なぜ、賽銭を投げる?


久しぶりの雲ひとつない青空。日差しにぬくもりが感じられる日になった。新しい年が明けて日の出の時刻はずっと7時01分が続いている。日の入りの時刻はどうかと云えば元旦の4時51分がきのうで5時になった。1日1日と日が長くなっているわけだが、夕方が明るくなることで春の訪れが近いことを実感する。


グラウンドゴルフ仲間のお宅でロウバイが咲いたと云うので早速訪ねた。ぬくもりのある日差しの中で、裸のままの枝に蝋のような半透明の黄色い花がパァと咲いて辺り一面を明るくしている。マンサク、サンシュユと並んで春の訪れを告げる黄色い花の一つと云えるだろう。春の訪れを実感させる役者がここにもあった。
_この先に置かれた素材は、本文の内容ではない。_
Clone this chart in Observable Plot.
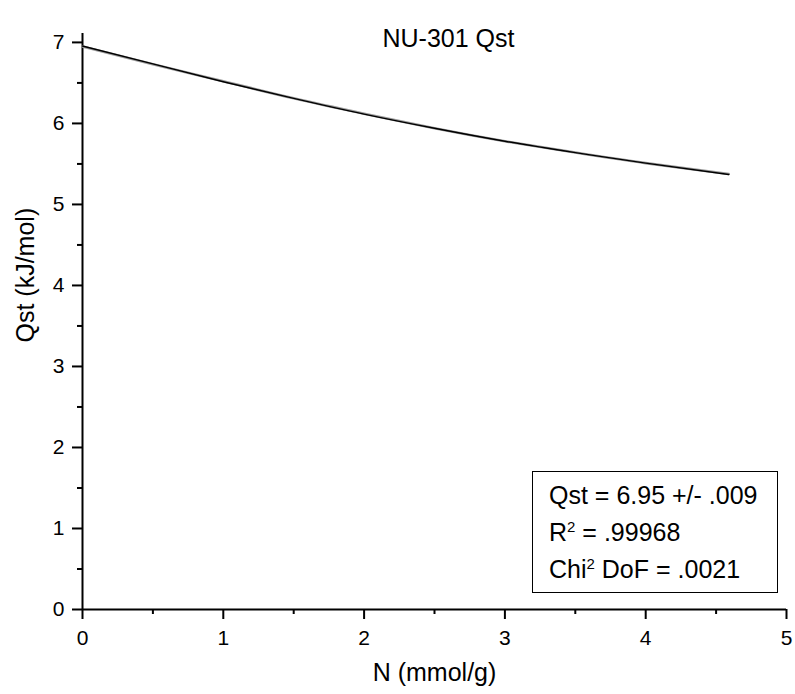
<!DOCTYPE html>
<html>
<head>
<meta charset="utf-8">
<script src="https://cdn.jsdelivr.net/npm/d3@7"></script>
<script src="https://cdn.jsdelivr.net/npm/@observablehq/plot@0.6"></script>
<style>
  html, body { margin: 0; padding: 0; background: #fff; }
  #wrap { position: relative; width: 795px; height: 694px; font-family: "Liberation Sans", Arial, sans-serif; }
  #wrap svg g[aria-label$="tick label"] { font-size: 21px; }
  #wrap svg g[aria-label$="-axis tick"] { stroke-width: 2px; }
  #legend { position: absolute; left: 532px; top: 471px; width: 246px; height: 122px; box-sizing: border-box;
    border: 1px solid #000; padding: 5px 0 0 16px; font-size: 25px; line-height: 37px; color: #000; background: #fff; }
  #legend sup { font-size: 15px; line-height: 0; vertical-align: 0.6em; }
</style>
</head>
<body>
<div id="wrap"></div>
<script>
// Data
const nPoints = [0, 0.5, 1, 1.5, 2, 2.5, 3, 3.5, 4, 4.59];
const qstMeasured = [6.95, 6.73, 6.52, 6.31, 6.12, 5.94, 5.78, 5.64, 5.51, 5.375];
const qstFit = [6.955, 6.735, 6.515, 6.31, 6.115, 5.94, 5.78, 5.64, 5.51, 5.37];
const xMajorTicks = [0, 1, 2, 3, 4, 5];
const xMinorTicks = [0.5, 1.5, 2.5, 3.5, 4.5];
const yMajorTicks = [0, 1, 2, 3, 4, 5, 6, 7];
const yMinorTicks = [0.5, 1.5, 2.5, 3.5, 4.5, 5.5, 6.5];
const titleText = "NU-301 Qst";
const xLabel = "N (mmol/g)";
const yLabel = "Qst (kJ/mol)";
const legendLines = ["Qst = 6.95 +/- .009", "R<sup>2</sup> = .99968", "Chi<sup>2</sup> DoF = .0021"];

const measured = nPoints.map((n, i) => ({n, q: qstMeasured[i]}));
const fit = nPoints.map((n, i) => ({n, q: qstFit[i]}));

const chart = Plot.plot({
  width: 795,
  height: 694,
  marginLeft: 82,
  marginRight: 9,
  marginTop: 33,
  marginBottom: 85,
  style: {fontFamily: "Liberation Sans, Arial, sans-serif", background: "#fff", color: "#000"},
  x: {domain: [0, 5]},
  y: {domain: [0, 7.11]},
  marks: [
    Plot.axisX({ticks: xMajorTicks, tickSize: 10, tickPadding: 11, strokeWidth: 2, fontSize: 21, label: null, tickFormat: d => String(d)}),
    Plot.axisX({ticks: xMinorTicks, tickSize: 5, strokeWidth: 2, label: null, tickFormat: () => ""}),
    Plot.axisY({ticks: yMajorTicks, tickSize: 10, tickPadding: 8, strokeWidth: 2, fontSize: 21, label: null, tickFormat: d => String(d)}),
    Plot.axisY({ticks: yMinorTicks, tickSize: 5, strokeWidth: 2, label: null, tickFormat: () => ""}),
    Plot.ruleX([0], {strokeWidth: 2}),
    Plot.ruleY([0], {strokeWidth: 2}),
    Plot.line(measured, {x: "n", y: "q", stroke: "#9a9a9a", strokeWidth: 2.6, curve: "natural"}),
    Plot.line(fit, {x: "n", y: "q", stroke: "#000", strokeWidth: 1.4, curve: "natural"}),
    Plot.text([titleText], {frameAnchor: "top", dx: 14, dy: -4.5, fontSize: 25, fill: "#000"}),
    Plot.text([xLabel], {frameAnchor: "bottom", dy: 71, fontSize: 25, fill: "#000"}),
    Plot.text([yLabel], {frameAnchor: "left", rotate: -90, dx: -57, dy: 21, fontSize: 25, fill: "#000"})
  ]
});

const wrap = document.getElementById("wrap");
wrap.appendChild(chart);
const legend = document.createElement("div");
legend.id = "legend";
legend.innerHTML = legendLines.map(s => `<div>${s}</div>`).join("");
wrap.appendChild(legend);
</script>
</body>
</html>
今年は何かと節目の年だ。21世紀になって15年、昭和になって90年、戦後70年、明治維新から148年(一口に云って150年)。何かが起きる予感がする。こんな年だから、名古屋の飲み会が熱田であるので夕暮れ前の熱田神宮にお参りしてきた。会社の元同僚の会合で、期せずして出席メンバーの内の4人が熱田さんで顔を合せた。


4人の内の誰かがつぶやいた。「金を神様に向かって投げるのは、考えてみれば随分失礼なことだなぁ」。物心がついてから70年この方、なんのためらいもなくやってきたこの習わし、考えてみればその通りだ。初詣の期間中で、賽銭箱に入れるのでなく白い布で覆われた囲いの中に賽銭を投げ入れるから、余計にそういう感じを抱くのも無理からぬ話だ。結局、答えは出ずじまいでその話は打ち切りとなってしまった。


帰宅後溜まったメールを見ていたら1月2日付けの日経電子版に「日本人はなぜ賽銭を投げる」という記事を見つけた。要約すると、各地の古くからの祭事では、お金が人の身代わりとして「ケガレ」を引き受ける風習が残っている。ケガレたものを投げ捨てることで、投げた本人は祓い清められる。きれいな心身で神の前に立つことが出来る。賽銭は御祓いのためであって、ご利益を得るものでない。ということらしい。


そういうことなら、お札で高額な賽銭を投げ入れてもあまり意味がないのだ。今まで投げ入れてきた賽銭は間違ってなかったのだ。合点。